What to do :: Every line below should be copied exactly; drop the pictures.
-- Begin Supplied material --
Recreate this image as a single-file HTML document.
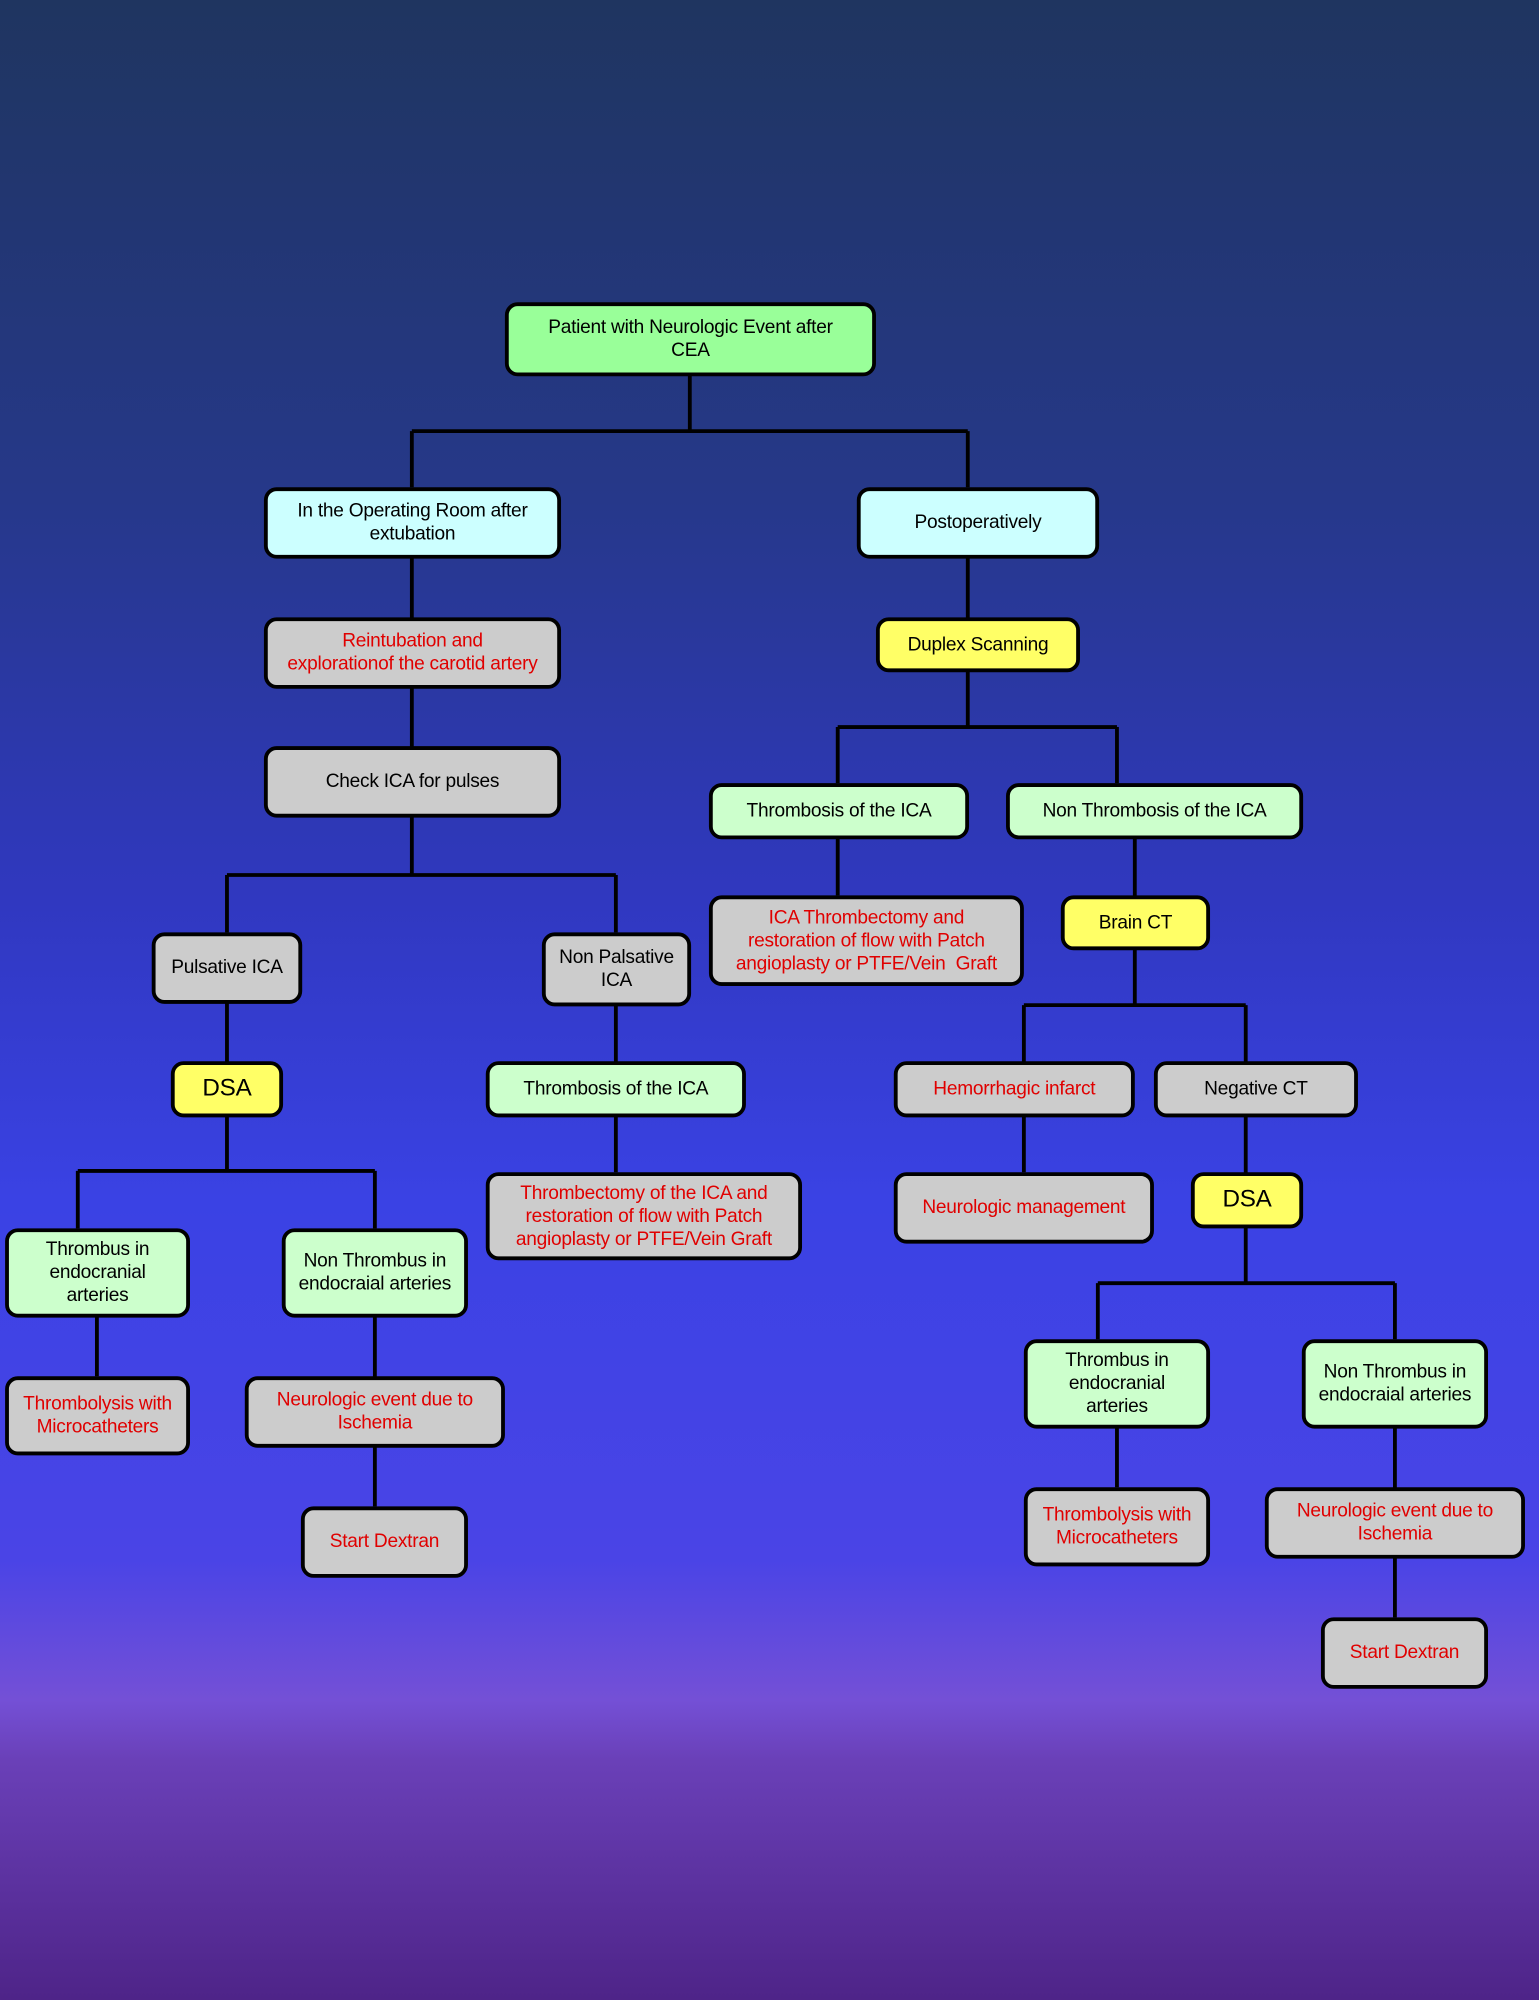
<!DOCTYPE html>
<html><head><meta charset="utf-8"><style>
html,body{margin:0;padding:0;}
body{width:1539px;height:2000px;overflow:hidden;background:linear-gradient(180deg,#1f3560 0%,#26388a 25%,#3038c0 45%,#3a42e4 60%,#4a44e6 78%,#7450d6 85%,#6a40b8 88%,#4e2488 100%);font-family:"Liberation Sans",Arial,sans-serif;}
#c{position:absolute;left:0;top:0;width:1207px;height:1568px;transform:scale(1.27506,1.27551);transform-origin:0 0;}
.b{position:absolute;box-sizing:border-box;border:3px solid #000;border-radius:10px;display:flex;align-items:center;justify-content:center;text-align:center;font-size:15px;line-height:18px;color:#000;padding:0 2px;white-space:nowrap;letter-spacing:-0.2px;}
.g{background:#99ff99}.c{background:#ccffff}.y{background:#ffff66}.l{background:#ccffcc}.s{background:#cccccc}.r{color:#e00000}
svg{position:absolute;left:0;top:0}
</style></head><body><div id="c">
<svg width="1207" height="1568"><g stroke="#000" stroke-width="3" fill="none">
<path d="M541 294V338M323 338H759M323 338V382M759 338V382"/>
<path d="M323 437V686M178 686H483M178 686V731M483 686V731"/>
<path d="M178 786V918M61 918H294M61 918V963M294 918V963M76 1032V1079M294 1032V1181"/>
<path d="M483 788V919"/>
<path d="M759 437V570M657 570H876M657 570V614M876 570V614M657 657V702M890 657V788M803 788H977M803 788V919M977 788V1006M861 1006H1094M861 1006V1050M1094 1006V1050M876 1119V1166M1094 1119V1268"/>
</g></svg>
<div class="b g" style="left:396px;top:237px;width:291px;height:58px">Patient with Neurologic Event after<br>CEA</div>
<div class="b c" style="left:207px;top:382px;width:233px;height:56px">In the Operating Room after<br>extubation</div>
<div class="b c" style="left:672px;top:382px;width:190px;height:56px">Postoperatively</div>
<div class="b s r" style="left:207px;top:484px;width:233px;height:56px">Reintubation and<br>explorationof the carotid artery</div>
<div class="b y" style="left:687px;top:484px;width:160px;height:43px">Duplex Scanning</div>
<div class="b s" style="left:207px;top:585px;width:233px;height:56px">Check ICA for pulses</div>
<div class="b l" style="left:556px;top:614px;width:204px;height:44px">Thrombosis of the ICA</div>
<div class="b l" style="left:789px;top:614px;width:233px;height:44px">Non Thrombosis of the ICA</div>
<div class="b s" style="left:119px;top:731px;width:118px;height:56px">Pulsative ICA</div>
<div class="b s" style="left:425px;top:731px;width:117px;height:58px">Non Palsative<br>ICA</div>
<div class="b s r" style="left:556px;top:702px;width:247px;height:71px">ICA Thrombectomy and<br>restoration of flow with Patch<br>angioplasty or PTFE/Vein&nbsp; Graft</div>
<div class="b y" style="left:832px;top:702px;width:117px;height:43px">Brain CT</div>
<div class="b y" style="left:134px;top:832px;width:88px;height:44px;font-size:19px">DSA</div>
<div class="b l" style="left:381px;top:832px;width:204px;height:44px">Thrombosis of the ICA</div>
<div class="b s r" style="left:701px;top:832px;width:189px;height:44px">Hemorrhagic infarct</div>
<div class="b s" style="left:905px;top:832px;width:160px;height:44px">Negative CT</div>
<div class="b s r" style="left:381px;top:919px;width:248px;height:69px">Thrombectomy of the ICA and<br>restoration of flow with Patch<br>angioplasty or PTFE/Vein Graft</div>
<div class="b s r" style="left:701px;top:919px;width:204px;height:56px">Neurologic management</div>
<div class="b y" style="left:934px;top:919px;width:88px;height:44px;font-size:19px">DSA</div>
<div class="b l" style="left:4px;top:963px;width:145px;height:70px">Thrombus in<br>endocranial<br>arteries</div>
<div class="b l" style="left:221px;top:963px;width:146px;height:70px">Non Thrombus in<br>endocraial arteries</div>
<div class="b s r" style="left:4px;top:1079px;width:145px;height:62px">Thrombolysis with<br>Microcatheters</div>
<div class="b s r" style="left:192px;top:1079px;width:204px;height:56px">Neurologic event due to<br>Ischemia</div>
<div class="b s r" style="left:236px;top:1181px;width:131px;height:56px">Start Dextran</div>
<div class="b l" style="left:803px;top:1050px;width:146px;height:70px">Thrombus in<br>endocranial<br>arteries</div>
<div class="b l" style="left:1021px;top:1050px;width:146px;height:70px">Non Thrombus in<br>endocraial arteries</div>
<div class="b s r" style="left:803px;top:1166px;width:146px;height:62px">Thrombolysis with<br>Microcatheters</div>
<div class="b s r" style="left:992px;top:1166px;width:204px;height:56px">Neurologic event due to<br>Ischemia</div>
<div class="b s r" style="left:1036px;top:1268px;width:131px;height:56px">Start Dextran</div>
</div></body></html>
-- End Supplied material --
Final result ::
Recreate this image as a single-file HTML document.
<!DOCTYPE html>
<html><head><meta charset="utf-8"><style>
html,body{margin:0;padding:0;}
body{width:1539px;height:2000px;overflow:hidden;background:linear-gradient(180deg,#1f3560 0%,#26388a 25%,#3038c0 45%,#3a42e4 60%,#4a44e6 78%,#7450d6 85%,#6a40b8 88%,#4e2488 100%);font-family:"Liberation Sans",Arial,sans-serif;}
#c{position:absolute;left:0;top:0;width:1207px;height:1568px;transform:scale(1.27506,1.27551);transform-origin:0 0;}
.b{position:absolute;box-sizing:border-box;border:3px solid #000;border-radius:10px;display:flex;align-items:center;justify-content:center;text-align:center;font-size:15px;line-height:18px;color:#000;padding:0 2px;white-space:nowrap;letter-spacing:-0.2px;}
.g{background:#99ff99}.c{background:#ccffff}.y{background:#ffff66}.l{background:#ccffcc}.s{background:#cccccc}.r{color:#e00000}
svg{position:absolute;left:0;top:0}
</style></head><body><div id="c">
<svg width="1207" height="1568"><g stroke="#000" stroke-width="3" fill="none">
<path d="M541 294V338M323 338H759M323 338V382M759 338V382"/>
<path d="M323 437V686M178 686H483M178 686V731M483 686V731"/>
<path d="M178 786V918M61 918H294M61 918V963M294 918V963M76 1032V1079M294 1032V1181"/>
<path d="M483 788V919"/>
<path d="M759 437V570M657 570H876M657 570V614M876 570V614M657 657V702M890 657V788M803 788H977M803 788V919M977 788V1006M861 1006H1094M861 1006V1050M1094 1006V1050M876 1119V1166M1094 1119V1268"/>
</g></svg>
<div class="b g" style="left:396px;top:237px;width:291px;height:58px">Patient with Neurologic Event after<br>CEA</div>
<div class="b c" style="left:207px;top:382px;width:233px;height:56px">In the Operating Room after<br>extubation</div>
<div class="b c" style="left:672px;top:382px;width:190px;height:56px">Postoperatively</div>
<div class="b s r" style="left:207px;top:484px;width:233px;height:56px">Reintubation and<br>explorationof the carotid artery</div>
<div class="b y" style="left:687px;top:484px;width:160px;height:43px">Duplex Scanning</div>
<div class="b s" style="left:207px;top:585px;width:233px;height:56px">Check ICA for pulses</div>
<div class="b l" style="left:556px;top:614px;width:204px;height:44px">Thrombosis of the ICA</div>
<div class="b l" style="left:789px;top:614px;width:233px;height:44px">Non Thrombosis of the ICA</div>
<div class="b s" style="left:119px;top:731px;width:118px;height:56px">Pulsative ICA</div>
<div class="b s" style="left:425px;top:731px;width:117px;height:58px">Non Palsative<br>ICA</div>
<div class="b s r" style="left:556px;top:702px;width:247px;height:71px">ICA Thrombectomy and<br>restoration of flow with Patch<br>angioplasty or PTFE/Vein&nbsp; Graft</div>
<div class="b y" style="left:832px;top:702px;width:117px;height:43px">Brain CT</div>
<div class="b y" style="left:134px;top:832px;width:88px;height:44px;font-size:19px">DSA</div>
<div class="b l" style="left:381px;top:832px;width:204px;height:44px">Thrombosis of the ICA</div>
<div class="b s r" style="left:701px;top:832px;width:189px;height:44px">Hemorrhagic infarct</div>
<div class="b s" style="left:905px;top:832px;width:160px;height:44px">Negative CT</div>
<div class="b s r" style="left:381px;top:919px;width:248px;height:69px">Thrombectomy of the ICA and<br>restoration of flow with Patch<br>angioplasty or PTFE/Vein Graft</div>
<div class="b s r" style="left:701px;top:919px;width:204px;height:56px">Neurologic management</div>
<div class="b y" style="left:934px;top:919px;width:88px;height:44px;font-size:19px">DSA</div>
<div class="b l" style="left:4px;top:963px;width:145px;height:70px">Thrombus in<br>endocranial<br>arteries</div>
<div class="b l" style="left:221px;top:963px;width:146px;height:70px">Non Thrombus in<br>endocraial arteries</div>
<div class="b s r" style="left:4px;top:1079px;width:145px;height:62px">Thrombolysis with<br>Microcatheters</div>
<div class="b s r" style="left:192px;top:1079px;width:204px;height:56px">Neurologic event due to<br>Ischemia</div>
<div class="b s r" style="left:236px;top:1181px;width:131px;height:56px">Start Dextran</div>
<div class="b l" style="left:803px;top:1050px;width:146px;height:70px">Thrombus in<br>endocranial<br>arteries</div>
<div class="b l" style="left:1021px;top:1050px;width:146px;height:70px">Non Thrombus in<br>endocraial arteries</div>
<div class="b s r" style="left:803px;top:1166px;width:146px;height:62px">Thrombolysis with<br>Microcatheters</div>
<div class="b s r" style="left:992px;top:1166px;width:204px;height:56px">Neurologic event due to<br>Ischemia</div>
<div class="b s r" style="left:1036px;top:1268px;width:131px;height:56px">Start Dextran</div>
</div></body></html>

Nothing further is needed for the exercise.